Thomas of Sandon, 2d son (with brother Edward remaining in Cadeby) married Ellin dau, of Edw Pulter of Bradfield
Charles of Sandon, m1 Elizabeth da Francis Montfort, m2 Anne da. of Francis Allen of London.
Elizabeth
My best bet is that the Anne Allen of London is the Anne of the St Mildred Poultry marriage, that just as he was a widower, she was a widow. Elizabeth, wife of Willimot was most likely the daughter of Thomas of Sandon who married Ellen, although if Charles was a lot older, she could be the daughter of Charles at the base of the pedigree, mistakenly assigned to a Thomas in the Willimot pedigree. (I think this unlikely - there is a Pulter pedigree, and though it does not name Ellen, it has an Edward where you would expect him, as grandfather of the informant,which would slot him two generations before Elizabeth Morrison (though it doesn't always work that way).
Note, though that at the top of this pedigree we have a Thomas Morrison married to a Moyne. That is clearly the origin of the Moyne name assigned to Zenobia. How someone decided to translate Moyne to Monk so that they could then assign this person as the Zenobia Monk of the Devon visitation, who can tell, but we are clearly not on the same page. Zenobia was of the generation of the person providing the information in 1620, while this Moyne, wife of Thomas Morrison, falls two generations before the person apparently supplying the information in 1634 - they clearly belonged to different generations.
Well, it has worked so far, so let's look for Morrison in Lincs. Sure enough, the Lincolnshire visitation of 1592 has a Morison pedigree, and it shows Thomas Morysine of Sandon Herts, husband of Ellen daughter of Edward Powlter, as second son of Thomas Morysone of Cadby, and his wife Elizabeth daughter and co-heiress of Thomas Moyne by Bridget, daughter of Sir William Hansard of North Kelsey, Lincs. There is no Moyne in the visitation, nor does Hansard appear there, but there is a Hansard pedigree in the 1562 visitation that named Bridget but marries her to Vincent Grantham. The solution to this is found in a published collection of Lincolnshire pedigrees, where Bridget is shown marrying fist Thomas Moigne of North Willingham, attainted and executed 1536, second to Vincent Grantham, and third Thomas Taylor of Lincs. Elsewhere in the same volume is a pedigree for Moigne of North Willingham, which shows several generation above Thomas, husband of Bridget and father of Elizabeth, wife of Thomas Moryson of Cadeby. (I can't help notice that Thomas Moigne's grandmother was Joan, daughter of Robert Sheffield of Butterwick. This means he was likely a relative of the Belwood family that produced Anne, wife of mayor John Browne of London, and matriarch of a cluster of mayors and wives in following generations, that we have discussed here periodically. Thomas has a Wikipedia page, and is in History of Parliament.)
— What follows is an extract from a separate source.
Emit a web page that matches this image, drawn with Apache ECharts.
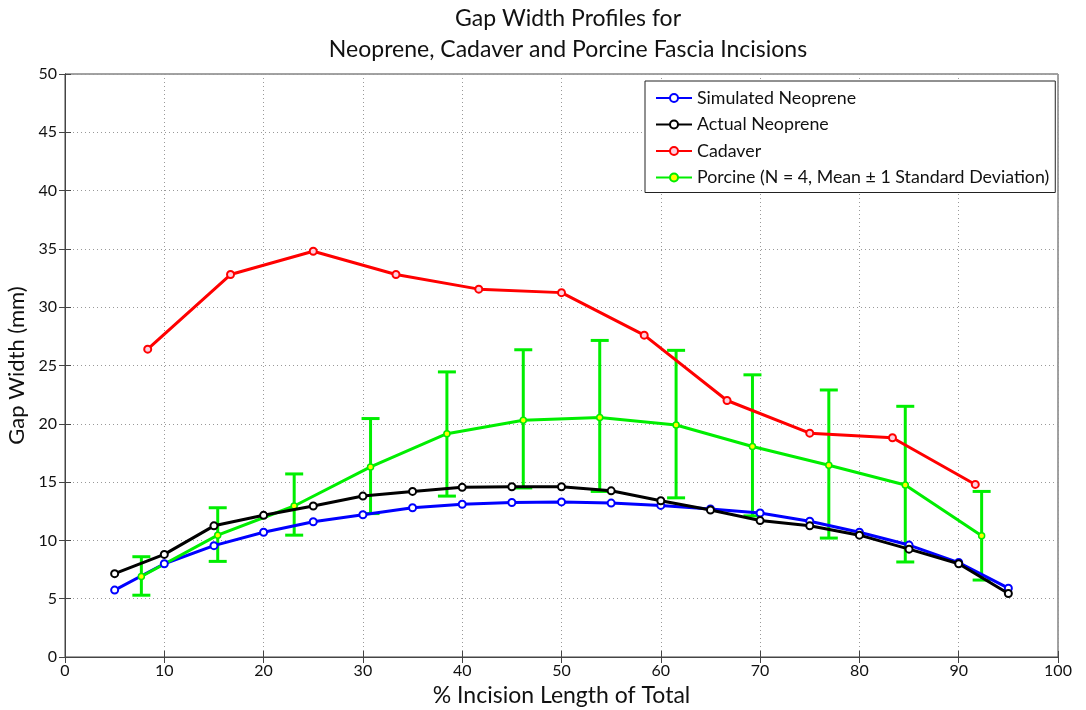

So, whoever put together seems to have only gone as far as the Herts visitation, where they found a _____ Moyne (in the process apparently skipping a generation between Elizabeth Morrison Willimot and the Thomas Morrison who married the Moyne. They presumably looked for a Moyne available, and knowing that it translated as Monk, they found a Zenobia Monk who was granddaughter of a Plantagenet just too good to pass up, so they merged the two and gave her the dual name, Zenobia le Moyne Monk to reaffirm the connection. They were obviously unaware that the Lincs visitation gave the full name of this ____ Moyne as Elizabeth, and named her father Thomas, also giving her mother and maternal grandfather, and that this would have enabled them to trace the family back many many generations (but would not have involved anyone with the surname Plantagenet).
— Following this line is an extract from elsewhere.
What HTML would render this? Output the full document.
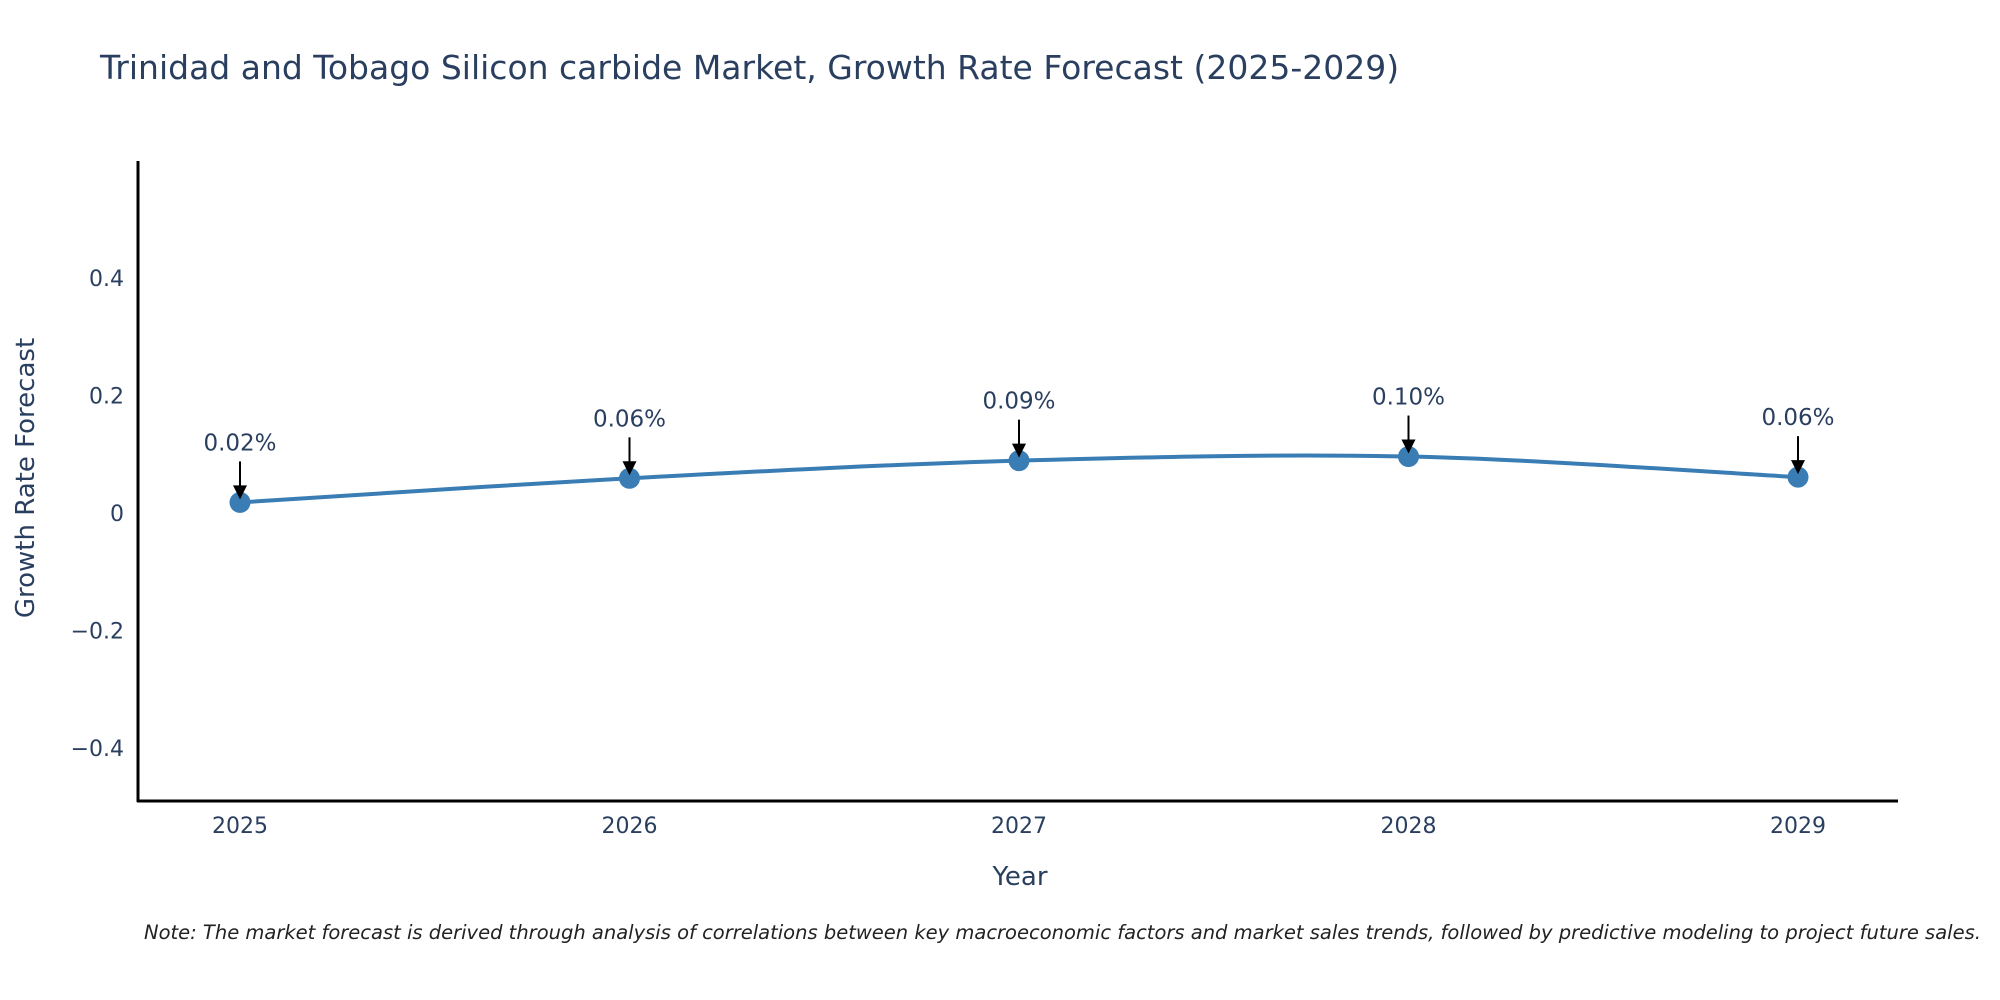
<!DOCTYPE html>
<html><head><meta charset="utf-8"><style>
html,body{margin:0;padding:0;background:#fff;}
svg{display:block;font-family:"DejaVu Sans","Liberation Sans",sans-serif;}
</style></head><body>
<svg id="chart" width="2000" height="1000" viewBox="0 0 2000 1000">
<text x="100" y="79" font-size="33" fill="#2a3f5f">Trinidad and Tobago Silicon carbide Market, Growth Rate Forecast (2025-2029)</text>
<g id="yticks"></g>
<g id="xticks"></g>
<path id="line" fill="none" stroke="#3a7db5" stroke-width="4"/>
<g id="points"></g>
<g id="annots"></g>
<line x1="138" y1="161" x2="138" y2="802" stroke="#000" stroke-width="3"/>
<line x1="137" y1="801" x2="1898" y2="801" stroke="#000" stroke-width="3"/>
<text x="1020" y="885" font-size="26" fill="#2a3f5f" text-anchor="middle">Year</text>
<text transform="translate(34,478) rotate(-90)" font-size="26" fill="#2a3f5f" text-anchor="middle">Growth Rate Forecast</text>
<text x="144" y="939" font-size="19.5" font-style="italic" fill="#222">Note: The market forecast is derived through analysis of correlations between key macroeconomic factors and market sales trends, followed by predictive modeling to project future sales.</text>
</svg>
<script>
const years = [2025, 2026, 2027, 2028, 2029];
const values = [0.018, 0.059, 0.089, 0.096, 0.061];
const labels = ["0.02%", "0.06%", "0.09%", "0.10%", "0.06%"];
const yTicks = [-0.4, -0.2, 0, 0.2, 0.4];
const yTickLabels = ["\u22120.4", "\u22120.2", "0", "0.2", "0.4"];

const NS = "http://www.w3.org/2000/svg";
const xScale = y => 240 + (y - 2025) * 389.5;
const yScale = v => 513 - v * 588;
function mk(tag, attrs, parent){const e=document.createElementNS(NS,tag);for(const k in attrs)e.setAttribute(k,attrs[k]);parent.appendChild(e);return e;}

const yt = document.getElementById('yticks');
yTicks.forEach((t,i)=>{
  const e = mk('text',{x:124,y:yScale(t)+8,'font-size':22,fill:'#2a3f5f','text-anchor':'end'},yt);
  
  
  e.textContent = yTickLabels[i];
});
const xt = document.getElementById('xticks');
years.forEach(y=>{
  const e = mk('text',{x:xScale(y),y:833,'font-size':22,fill:'#2a3f5f','text-anchor':'middle'},xt);
  
  
  e.textContent = String(y);
});

const pts = years.map((y,i)=>[xScale(y), yScale(values[i])]);
let d = `M${pts[0][0]},${pts[0][1]}`;
const s = 1/6;
for(let i=0;i<pts.length-1;i++){
  const p0=pts[Math.max(0,i-1)],p1=pts[i],p2=pts[i+1],p3=pts[Math.min(pts.length-1,i+2)];
  d += ` C${p1[0]+(p2[0]-p0[0])*s},${p1[1]+(p2[1]-p0[1])*s} ${p2[0]-(p3[0]-p1[0])*s},${p2[1]-(p3[1]-p1[1])*s} ${p2[0]},${p2[1]}`;
}
document.getElementById('line').setAttribute('d', d);

const pg = document.getElementById('points');
const ag = document.getElementById('annots');
pts.forEach((p,i)=>{
  const c = mk('circle',{cx:p[0],cy:p[1],r:10.5,fill:'#3a7db5'},pg);
  
  
  const l = mk('line',{x1:p[0],y1:p[1]-41,x2:p[0],y2:p[1]-14,stroke:'#000','stroke-width':2},ag);
  
  
  const h = mk('polygon',{points:`${p[0]-7},${p[1]-17} ${p[0]+7},${p[1]-17} ${p[0]},${p[1]-3}`,fill:'#000'},ag);
  
  
  const t = mk('text',{x:p[0],y:p[1]-52,'font-size':23,fill:'#2a3f5f','text-anchor':'middle'},ag);
  
  
  t.textContent = labels[i];
});
</script>
</body></html>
So, Zenobia is out, but the other end of this needs a closer look. Before spending too much time on following the ancestry of James Willimot and Elizabeth Morrison, you had best make sure the connections that lead back to them have any validity. It was all too common for someone with an immigrant to just look for someone with a similar name in a visitation and decide it must be them, even if the information found in the visitation itself seems contradictory to the immigrant's history. Here we have seen that someone did that to link Zenobia, but you started this thread saying that Elizabeth came to America - this appears not to have been the case, so what is up with that?
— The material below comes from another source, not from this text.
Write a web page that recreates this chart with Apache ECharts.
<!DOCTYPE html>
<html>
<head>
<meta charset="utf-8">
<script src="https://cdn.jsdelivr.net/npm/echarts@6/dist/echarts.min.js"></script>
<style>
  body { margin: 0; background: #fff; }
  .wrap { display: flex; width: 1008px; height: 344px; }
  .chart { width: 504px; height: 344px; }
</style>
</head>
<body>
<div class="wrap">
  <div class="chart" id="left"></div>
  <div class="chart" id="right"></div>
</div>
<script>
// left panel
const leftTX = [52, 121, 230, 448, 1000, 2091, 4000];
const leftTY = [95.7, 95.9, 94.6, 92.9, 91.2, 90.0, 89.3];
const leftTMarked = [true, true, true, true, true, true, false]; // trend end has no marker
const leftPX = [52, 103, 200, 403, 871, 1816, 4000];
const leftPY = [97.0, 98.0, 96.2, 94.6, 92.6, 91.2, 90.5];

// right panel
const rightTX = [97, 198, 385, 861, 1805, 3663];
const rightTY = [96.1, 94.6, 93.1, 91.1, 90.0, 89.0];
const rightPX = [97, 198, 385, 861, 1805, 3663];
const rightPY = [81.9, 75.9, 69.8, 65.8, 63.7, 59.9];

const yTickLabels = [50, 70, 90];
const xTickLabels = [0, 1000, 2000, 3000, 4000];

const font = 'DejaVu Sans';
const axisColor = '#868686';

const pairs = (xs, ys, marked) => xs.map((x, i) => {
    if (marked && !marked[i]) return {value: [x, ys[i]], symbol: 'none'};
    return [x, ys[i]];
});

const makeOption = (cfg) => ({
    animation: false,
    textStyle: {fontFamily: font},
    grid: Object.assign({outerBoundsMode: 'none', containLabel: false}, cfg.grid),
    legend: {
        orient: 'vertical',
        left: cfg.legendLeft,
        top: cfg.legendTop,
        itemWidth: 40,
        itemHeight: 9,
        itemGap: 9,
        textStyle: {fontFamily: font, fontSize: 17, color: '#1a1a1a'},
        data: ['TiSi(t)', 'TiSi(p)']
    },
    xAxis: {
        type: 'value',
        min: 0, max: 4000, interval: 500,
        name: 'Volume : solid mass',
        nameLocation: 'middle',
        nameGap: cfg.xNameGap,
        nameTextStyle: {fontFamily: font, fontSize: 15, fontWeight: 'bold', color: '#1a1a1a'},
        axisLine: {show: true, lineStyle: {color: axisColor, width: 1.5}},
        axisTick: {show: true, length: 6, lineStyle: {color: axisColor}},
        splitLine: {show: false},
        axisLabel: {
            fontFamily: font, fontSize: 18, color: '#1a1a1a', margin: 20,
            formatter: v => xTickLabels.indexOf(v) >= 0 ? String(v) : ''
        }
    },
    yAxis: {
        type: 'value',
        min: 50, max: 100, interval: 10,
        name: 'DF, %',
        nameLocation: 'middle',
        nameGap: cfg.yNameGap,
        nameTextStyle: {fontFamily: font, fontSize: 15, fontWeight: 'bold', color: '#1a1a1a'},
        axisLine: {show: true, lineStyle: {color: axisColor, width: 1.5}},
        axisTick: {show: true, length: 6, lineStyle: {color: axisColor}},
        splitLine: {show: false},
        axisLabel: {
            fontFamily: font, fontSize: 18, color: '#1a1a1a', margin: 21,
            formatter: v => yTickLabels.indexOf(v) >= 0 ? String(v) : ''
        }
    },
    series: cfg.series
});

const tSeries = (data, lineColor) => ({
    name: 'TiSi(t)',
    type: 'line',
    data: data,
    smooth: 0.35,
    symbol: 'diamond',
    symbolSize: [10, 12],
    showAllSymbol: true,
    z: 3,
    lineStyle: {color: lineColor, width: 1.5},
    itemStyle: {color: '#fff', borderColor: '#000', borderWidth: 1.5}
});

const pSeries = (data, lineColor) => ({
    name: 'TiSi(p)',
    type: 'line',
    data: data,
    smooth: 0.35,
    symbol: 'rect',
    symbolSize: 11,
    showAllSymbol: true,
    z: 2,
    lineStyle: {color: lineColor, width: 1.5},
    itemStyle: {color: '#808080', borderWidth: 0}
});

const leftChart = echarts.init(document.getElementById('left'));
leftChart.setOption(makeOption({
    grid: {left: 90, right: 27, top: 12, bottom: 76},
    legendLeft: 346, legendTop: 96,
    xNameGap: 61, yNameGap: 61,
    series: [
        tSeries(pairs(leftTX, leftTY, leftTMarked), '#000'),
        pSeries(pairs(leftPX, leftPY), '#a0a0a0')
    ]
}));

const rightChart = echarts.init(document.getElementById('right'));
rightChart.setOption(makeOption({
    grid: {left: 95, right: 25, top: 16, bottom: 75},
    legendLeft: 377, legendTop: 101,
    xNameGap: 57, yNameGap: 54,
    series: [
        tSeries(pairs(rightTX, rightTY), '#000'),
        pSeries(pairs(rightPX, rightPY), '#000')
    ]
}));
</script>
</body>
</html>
Best I can tell, the immigrant appears as Thomas Willmarth. Somebody has decided this person was the same as Thomas, second surviving son of James and Elizabeth Willimot. Not impossible, but the surname shift seems forced to me. You really need to consider the possibility that this too is based on a connection that was nothing but a groundless guess that amounts to nothing but wishful thinking.